Question

Write 14 in roman numeral form.\[\]
A. IV\[\]
B.XIV\[\]
C.XVI\[\]
D.XV\[\]

Answer 1

Hint: We use the Roman numeral conversion that $d\left( AB \right)=d\left( A \right)+d\left( B \right),\text{if }d\left( A \right)\ge d\left( B \right)$ and $d\left( AB \right)=d\left( B \right)-d\left( A \right),\text{if }d\left( A \right) < d\left( B \right)$ where $A$ and $B$ are symbols from roman numerals. We first find $d\left( A \right)$ where $A$ is the Roman numeral with highest decimal equivalent and then the next largest $d\left( B \right)$ the decimal equivalent of $B$. We add or subtract decimal values accordingly as $B$ is on left or on right of $A$.\[\]

Complete step-by-step solution
We know that roman numerals have symbols I, V, X, L etc. The decimal equivalents of the roman numerals are
\[I=1,V=5,X=10,L=50\]
Whenever a number is represented in roman numerals with more than one symbol say $A$ and $B$ where $A,B$ roman numerals are. Let us denote the decimal equivalent of $A$ be $d\left( A \right)$ and the decimal equivalent of $B$ be $d\left( B \right)$ and. Then the decimal equivalent of $AB$ be $d\left( AB \right)$. We have
\[\begin{align}
  & d\left( AB \right)=d\left( A \right)+d\left( B \right),\text{if }d\left( A \right)\ge d\left( B \right) \\
 & d\left( AB \right)=d\left( B \right)-d\left( A \right),\text{if }d\left( A \right) < d\left( B \right) \\
\end{align}\]
We can extend it for more than two symbols and we compare inequalities with numerals having the largest decimal equivalent.
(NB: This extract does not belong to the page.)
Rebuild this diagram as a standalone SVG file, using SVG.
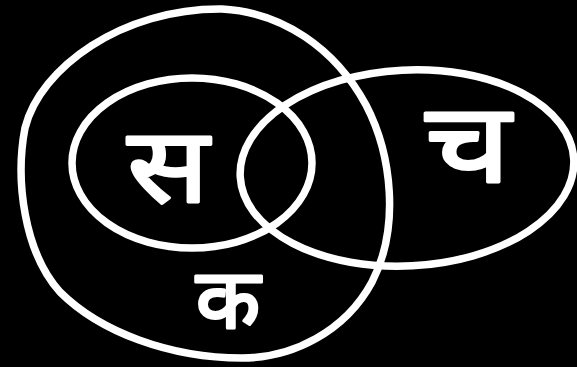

A. Here the Roman numeral is IV where the decimal equivalent of V is $d\left( V \right)=5$ and the decimal equivalent of I is $d\left( I \right)=1$.Here we have $d\left( V \right)>d\left( I \right)$ and I is on the left of V. we have the decimal equivalent of IV as
\[d\left( IV \right)=d\left( V \right)-d\left( I \right)=5-1=4\]
So we have $d\left( XI \right)\ne 14$ and option A is not correct. Let us check option B.
B. Here the Roman numeral is XIV. We see that decimal equivalent of all symbols after the first symbol X is less than decimal equivalent of first symbol X and then the largest symbol is V and on the left side of I lies V. So we have
\[\begin{align}
  & d\left( XIV \right)=d\left( X \right)+\left( -d\left( I \right)+d\left( V \right) \right) \\
 & \Rightarrow d\left( XXXII \right)=10+\left( 5-1 \right)=10+4=14 \\
\end{align}\]
So option B is correct and as numbers are uniquely represented in Roman numeral we do not need to check option C and D.

Note: We can alternatively by using the algorithm for decimal conversion where in the first step find the highest decimal value $v$ is less than or equal to the given decimal number $x$ and write its corresponding numeral symbol $A$ and in second step $x=x-v$. We repeat step-1 and step-2 until we get $x=0$. We note that 0 does not exist in the Roman numeral.